Screen Reviews
Klopka (The Trap)

Klopka (The Trap)

directed by Srdan Golubovic

starring Nebojsa Glogovac, Marko Djurovic, Natasa Ninkovic

Film Movement

What’s a life worth? In post-communist Belgrade, about 30,000 Euros, the price of a slightly nice automobile. It’s also the amount offered to Mladen (Nebojsa Glogovac) to commit murder, and exactly the amount needed for a heart operation for his ill son, Nemanja (Marko Djurovic). The offer is tempting as the post-Milosevic economy offers little promise for a functionally unemployed civil engineer. His employer is for sale, and only wife Marija’s (Natasa Ninkovic) salary keeps them afloat. It’s not that Mladen is actually bloodthirsty; everyone regards him as a decent, hardworking, if un-humorous man. The mysterious man hiring him is just as displaced by the revolution in Serbia’s politics, and neither has much to gain here. Like any good horror story, a series of small, insignificant wrong turns ends up taking Mladen down, and his desperation destroys his only benefactor. It’s Film Noir, shot in a flat grey tone that comments on decades of failed governments.

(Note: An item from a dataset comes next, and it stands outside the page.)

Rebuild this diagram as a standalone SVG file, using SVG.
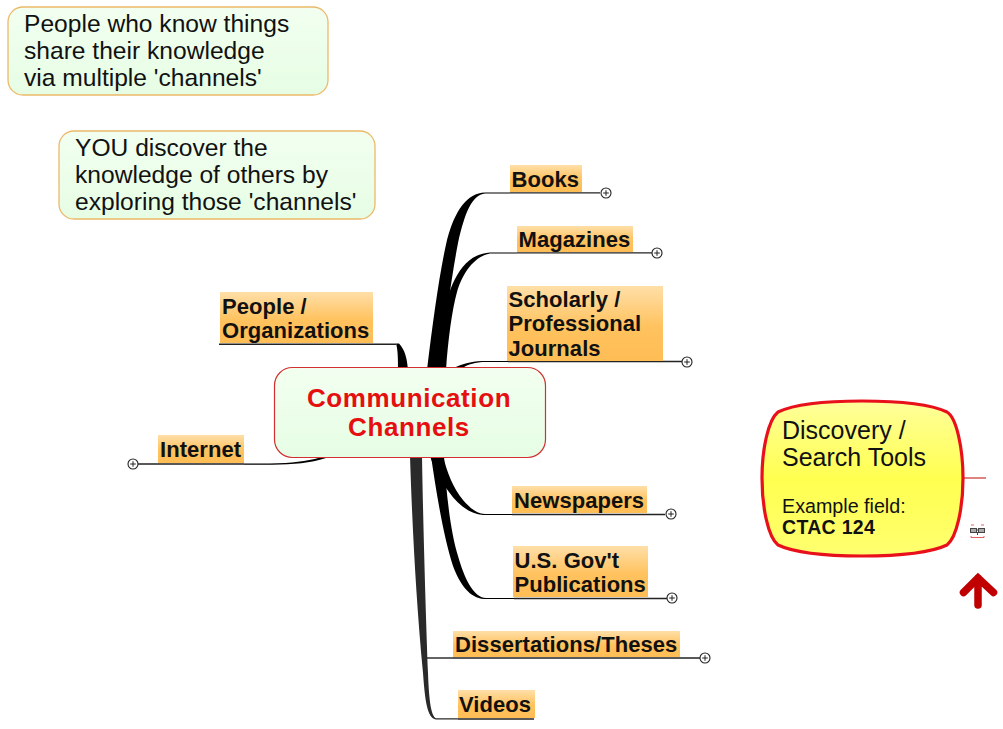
<svg xmlns="http://www.w3.org/2000/svg" width="1003" height="729" viewBox="0 0 1003 729">
<style>
text{font-family:"Liberation Sans",Arial,sans-serif;fill:#111}
.t{font-size:22px;font-weight:bold;letter-spacing:.05px}
.n{font-size:24.6px;font-weight:normal}
.c{font-size:26px;font-weight:bold;fill:#e60f0f;text-anchor:middle;letter-spacing:.6px}
.l{fill:none;stroke:#222;stroke-width:1.4}
.br{fill:#000}
.lab{fill:url(#o)}
.note{fill:url(#g);stroke:#ecb968;stroke-width:1.3}
.p circle{fill:#fff;stroke:#222;stroke-width:1.1}
.p path{stroke:#222;stroke-width:1;fill:none}
</style>
<defs>
<linearGradient id="o" x1="0" y1="0" x2="0" y2="1"><stop offset="0" stop-color="#ffdfa8"/><stop offset=".55" stop-color="#ffc25e"/><stop offset="1" stop-color="#ffbd55"/></linearGradient>
<linearGradient id="g" x1="0" y1="0" x2="0" y2="1"><stop offset="0" stop-color="#f2fff0"/><stop offset="1" stop-color="#e6fde4"/></linearGradient>
<linearGradient id="y" x1="0" y1="0" x2="0" y2="1"><stop offset="0" stop-color="#ffff9c"/><stop offset=".5" stop-color="#ffff50"/><stop offset="1" stop-color="#ffff70"/></linearGradient>
<g id="plus" class="p"><circle r="5"/><path d="M-2.800 0H2.800M0-2.800V2.800"/></g>
</defs>

<g id="connectors">
<path class="br" d="M427 370C433 320 440 270 447 240C455 210 467 193 485 192.400L510 192.400V193.500H485C472 195 465 212 458 243C452 275 445 320 442 370Z"/>
<path class="br" d="M443 317C448 290 460 254 490 252.400L517 252.400V253.500H490C475 256 463 272 457 292C452 310 448 340 446 370H440Z"/>
<path class="br" d="M454 368C462 364 470 361.500 482 361L508 361V362H482C472 363 466 365 460 370Z"/>
<path class="br" d="M396 343.500H399C405 350 407 358 408 370H398C398 360 398 350 396 343.500Z"/>
<path class="br" d="M430 456H443C447 472 453 488 463 500C470 508 476 513.500 485 514L512 514V515H483C470 514 458 505 449 492C440 480 434 468 430 456Z"/>
<path class="br" d="M431 456H444C446 490 450 530 458 556C464 577 473 597.500 486 598L514 598V599H484C470 598 460 585 453 566C443 535 436 490 431 456Z"/>
<path d="M410 456H422C423 520 426 620 428 673C429 700 431 716 436 718.300L458 718.300V719.500H436C427 718 425 700 423 673C416 600 412 520 410 456Z" fill="#2a2a2a"/>
<path class="l" d="M427 658H453"/>
<path class="br" d="M320 457.500C306 461.500 292 463 270 463.500H244V464.700H272C294 464.500 310 463 326 458Z"/>
<path class="l" d="M510 192.900H600"/>
<path class="l" d="M517 252.900H652"/>
<path class="l" d="M508 361.500H682"/>
<path class="l" d="M512 514.500H665"/>
<path class="l" d="M514 598.500H667"/>
<path class="l" d="M453 658H700"/>
<path class="l" d="M458 719H534"/>
<path class="l" d="M219 344.300H396"/>
<path class="l" d="M138 464H244"/>
<path d="M964 478H986" fill="none" stroke="#c83030" stroke-width="1.200"/>
</g>

<g id="note1"><rect class="note" x="8" y="7" width="320" height="88" rx="15"/>
<text class="n" x="24" y="32">People who know things</text><text class="n" x="24" y="59">share their knowledge</text><text class="n" x="24" y="86">via multiple 'channels'</text></g>
<g id="note2"><rect class="note" x="59" y="131" width="316" height="88" rx="15"/>
<text class="n" x="75" y="156">YOU discover the</text><text class="n" x="75" y="183">knowledge of others by</text><text class="n" x="75" y="210">exploring those 'channels'</text></g>

<g id="center"><rect x="274.500" y="367.500" width="271" height="90" rx="18" fill="url(#g)" stroke="#d23030" stroke-width="1.200"/>
<text class="c" x="409" y="407">Communication</text><text class="c" x="409" y="436">Channels</text></g>

<g id="books"><rect class="lab" x="510" y="165" width="72" height="27"/><text class="t" x="511.500" y="187">Books</text><use href="#plus" x="606" y="193"/></g>
<g id="magazines"><rect class="lab" x="517" y="226" width="116" height="26"/><text class="t" x="518.500" y="247">Magazines</text><use href="#plus" x="657" y="253"/></g>
<g id="journals"><rect class="lab" x="507" y="286" width="156" height="75"/><text class="t" x="508.500" y="307">Scholarly /</text><text class="t" x="508.500" y="331">Professional</text><text class="t" x="508.500" y="356">Journals</text><use href="#plus" x="687" y="362"/></g>
<g id="people"><rect class="lab" x="220" y="292" width="153" height="51"/><text class="t" x="222" y="314">People /</text><text class="t" x="222" y="338">Organizations</text></g>
<g id="internet"><rect class="lab" x="158" y="435" width="86" height="28"/><text class="t" x="160" y="457">Internet</text><use href="#plus" x="133" y="464"/></g>
<g id="newspapers"><rect class="lab" x="512" y="486" width="135" height="27"/><text class="t" x="514" y="508">Newspapers</text><use href="#plus" x="671" y="514"/></g>
<g id="gov"><rect class="lab" x="513" y="546" width="135" height="51"/><text class="t" x="514.500" y="568">U.S. Gov't</text><text class="t" x="514.500" y="592">Publications</text><use href="#plus" x="672" y="598"/></g>
<g id="theses"><rect class="lab" x="453" y="631" width="227" height="26"/><text class="t" x="455" y="652">Dissertations/Theses</text><use href="#plus" x="705" y="658"/></g>
<g id="videos"><rect class="lab" x="458" y="690" width="77" height="28"/><text class="t" x="459" y="712">Videos</text></g>

<g id="discovery"><path d="M862 401C900 401 930 404 947 412C957 418 963 450 963 478C963 507 957 537 947 545C930 553 900 556 862 556C825 556 795 553 778 545C768 537 762 507 762 478C762 450 768 420 778 412C795 404 825 401 862 401Z" fill="url(#y)" stroke="#e8101a" stroke-width="3.200"/>
<text x="782" y="439" font-size="25">Discovery /</text><text x="782" y="466" font-size="25">Search Tools</text><text x="782" y="513" font-size="19.700">Example field:</text><text x="782" y="534" font-size="19.500" font-weight="bold" letter-spacing=".3">CTAC 124</text></g>

<g id="icon"><path d="M971 525H974M981 525H984M971 536V537.500H984V536" fill="none" stroke="#e06060"/><rect x="970.500" y="528.500" width="6" height="4" fill="#aaa" stroke="#444"/><rect x="978.500" y="528.500" width="6" height="4" fill="#aaa" stroke="#444"/><path d="M976 530H979M977.500 532V535" stroke="#444"/></g>
<path id="arrow" d="M978 605V578M963.500 592.500L978 578L993.500 592.500" fill="none" stroke="#c00000" stroke-width="7.500" stroke-linecap="round" stroke-linejoin="miter"/>
</svg>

Film Movement has discovered Serbian-Bosnian cinema, and while the workmanship here is excellent, there is a dull, grey plodding quality to the film that reflects the lost glory of a never very glorious society. Mladen rarely cracks a smile, and the affection he and Marija share in the opening scene fades just as quickly as options for saving their son. With his dour mood, industrial haircut and glasses, Mladen looks like a journeyman computer programmer for Kraftwerk. Little Nemanja looks as lost as his parents feel – he has no desire to burden them, and expresses his frustration by furiously sketching and coloring.

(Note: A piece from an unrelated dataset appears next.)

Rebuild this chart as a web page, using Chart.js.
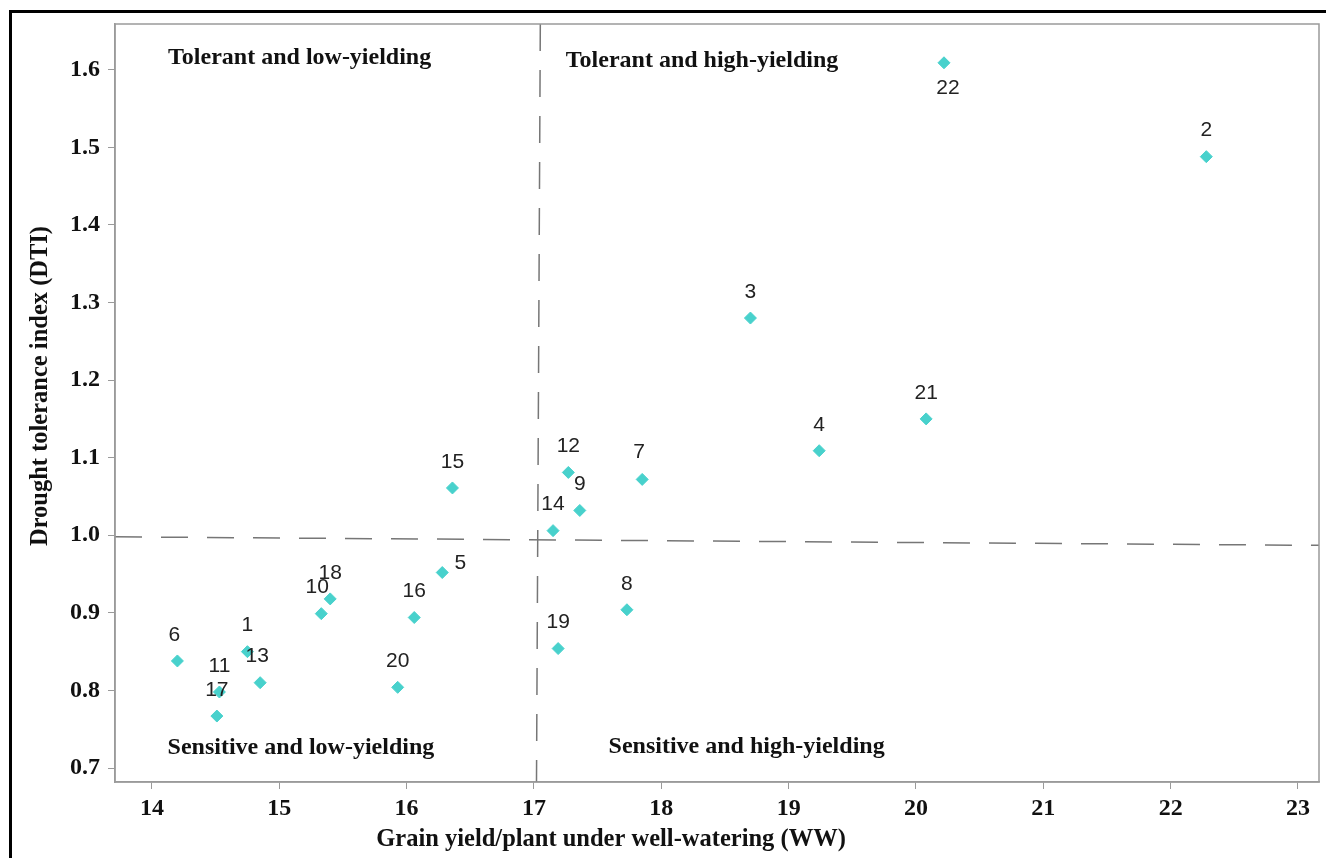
<!DOCTYPE html>
<html>
<head>
<meta charset="utf-8">
<script src="https://cdn.jsdelivr.net/npm/chart.js@4/dist/chart.umd.min.js"></script>
<style>
	html, body { margin: 0; padding: 0; background: #fff; overflow: hidden; }
	#wrap { position: relative; width: 1326px; height: 858px; }
	#frame { position: absolute; left: 9px; top: 10px; width: 1400px; height: 900px; border: 3px solid #000; pointer-events: none; }
</style>
</head>
<body>
<div id="wrap">
	<canvas id="dtiChart"></canvas>
	<div id="frame"></div>
</div>
<script>

// genotype numbers and their values
const genotypes = ['22', '2', '3', '21', '4', '7', '12', '9', '14', '15', '5', '8', '19', '16', '20', '18', '10', '6', '1', '13', '11', '17'];
const grainYieldWW = [20.22, 22.28, 18.70, 20.08, 19.24, 17.85, 17.27, 17.36, 17.15, 16.36, 16.28, 17.73, 17.19, 16.06, 15.93, 15.40, 15.33, 14.20, 14.75, 14.85, 14.53, 14.51];
const dtiValues = [1.609, 1.488, 1.280, 1.150, 1.109, 1.072, 1.081, 1.032, 1.006, 1.061, 0.952, 0.904, 0.854, 0.894, 0.804, 0.918, 0.899, 0.838, 0.850, 0.810, 0.798, 0.767];

// dashed dividing lines
const vDividerX = [17.05, 17.02];
const vDividerY = [1.659, 0.682];
const hDividerX = [13.71, 23.165];
const hDividerY = [0.998, 0.987];

// quadrant captions
const quadrantNames = ['Tolerant and low-yielding', 'Tolerant and high-yielding', 'Sensitive and low-yielding', 'Sensitive and high-yielding'];
const quadrantX = [15.16, 18.32, 15.17, 18.67];
const quadrantY = [1.615, 1.612, 0.726, 0.728];

// axis range
const xMin = 13.71, xMax = 23.165;
const yMin = 0.682, yMax = 1.659;

const xTitle = 'Grain yield/plant under well-watering (WW)';
const yTitle = 'Drought tolerance index (DTI)';

// label placement (pixels from the marker), default is above
const labelOffsets = {
	'22': [4, 25],
	'5': [18, -9],
	'6': [-3, -26],
	'13': [-3, -26],
	'10': [-4, -26],
	'7': [-3, -27]
};

const serif = '"Liberation Serif", "Times New Roman", serif';

const pointLabels = {
	id: 'pointLabels',
	afterDatasetsDraw(chart) {
		let ctx = chart.ctx;
		let meta = chart.getDatasetMeta(0);
		ctx.save();
		ctx.font = '21px "Liberation Sans", Arial, sans-serif';
		ctx.fillStyle = '#222';
		ctx.textAlign = 'center';
		ctx.textBaseline = 'middle';
		meta.data.forEach(function(pt, i) {
			let off = labelOffsets[genotypes[i]] || [0, -26];
			ctx.fillText(genotypes[i], pt.x + off[0], pt.y + off[1]);
		});
		ctx.restore();
	}
};

const quadrantText = {
	id: 'quadrantText',
	afterDraw(chart) {
		let ctx = chart.ctx;
		let xs = chart.scales.x, ys = chart.scales.y;
		let area = chart.chartArea;
		ctx.save();
		// plot frame
		ctx.strokeStyle = '#9a9a9a';
		ctx.lineWidth = 1.5;
		ctx.strokeRect(area.left, area.top, area.right - area.left, area.bottom - area.top);
		ctx.font = 'bold 24px ' + serif;
		ctx.fillStyle = '#111';
		ctx.textAlign = 'center';
		ctx.textBaseline = 'middle';
		quadrantNames.forEach(function(name, i) {
			ctx.fillText(name, xs.getPixelForValue(quadrantX[i]), ys.getPixelForValue(quadrantY[i]));
		});
		// axis titles
		ctx.font = 'bold 24.5px ' + serif;
		ctx.fillText(xTitle, 611, 840);
		ctx.translate(41, 386);
		ctx.rotate(-Math.PI / 2);
		ctx.fillText(yTitle, 0, 0);
		ctx.restore();
	}
};

function addDtiChart() {

	let ctx = document.getElementById('dtiChart').getContext('2d');
	let points = grainYieldWW.map(function(x, i) { return { x: x, y: dtiValues[i] }; });
	let vLine = vDividerX.map(function(x, i) { return { x: x, y: vDividerY[i] }; });
	let hLine = hDividerX.map(function(x, i) { return { x: x, y: hDividerY[i] }; });

	let dashed = {
		type: 'line',
		borderColor: '#767676',
		borderWidth: 1.5,
		borderDash: [27, 19],
		pointRadius: 0,
		fill: false
	};

	new Chart(ctx, {
		type: 'scatter',
		data: {
			datasets: [{
				data: points,
				pointStyle: 'rectRot',
				pointRadius: 6,
				pointBorderWidth: 1,
				backgroundColor: '#48d1cc',
				borderColor: '#48d1cc'
			},
			Object.assign({ data: vLine }, dashed),
			Object.assign({ data: hLine }, dashed)]
		},
		options: {
			responsive: true,
			maintainAspectRatio: false,
			animation: false,
			layout: {
				padding: { top: 24, right: 6, left: 0, bottom: 0 }
			},
			plugins: {
				legend: { display: false },
				tooltip: { enabled: false }
			},
			scales: {
				x: {
					type: 'linear',
					min: xMin,
					max: xMax,
					afterFit: function(scale) { scale.height = 76; },
					grid: { drawOnChartArea: false, color: '#9a9a9a', tickLength: 7 },
					border: { color: '#9a9a9a', width: 1.5 },
					ticks: {
						stepSize: 1,
						includeBounds: false,
						padding: 5,
						color: '#111',
						font: { family: serif, size: 24, weight: 'bold' },
						callback: function(v) { return v.toFixed(0); }
					}
				},
				y: {
					min: yMin,
					max: yMax,
					afterFit: function(scale) { scale.width = 115; },
					grid: { drawOnChartArea: false, color: '#9a9a9a', tickLength: 7 },
					border: { color: '#9a9a9a', width: 1.5 },
					ticks: {
						stepSize: 0.1,
						includeBounds: false,
						padding: 8,
						color: '#111',
						font: { family: serif, size: 24, weight: 'bold' },
						callback: function(v) { return v.toFixed(1); }
					}
				}
			}
		},
		plugins: [pointLabels, quadrantText]
	});

}

addDtiChart();

</script>
</body>
</html>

In a surprisingly animated supporting role we find a vintage red Renault 4. The car is the size of a Lincoln Navigator’s cup holder, but its brilliant and very noticeable paint job is the only color in a grey and cloudy city. It’s director Golubovic’s way of saying there is some hope, even as bits and pieces of Mladen come flying out of it. With a stylish story and acting as good as any you’ll find in an Eastern European movie, some nips and tucks in the editing could push this from a respectable film to a brilliant one. The bland apartments of Belgrade take on a nearly Hitchcockian surrealism – troubles rain down, and in a failed attempt to escape existential wrath, hubris claims another victim with bad planning and cool camera angles.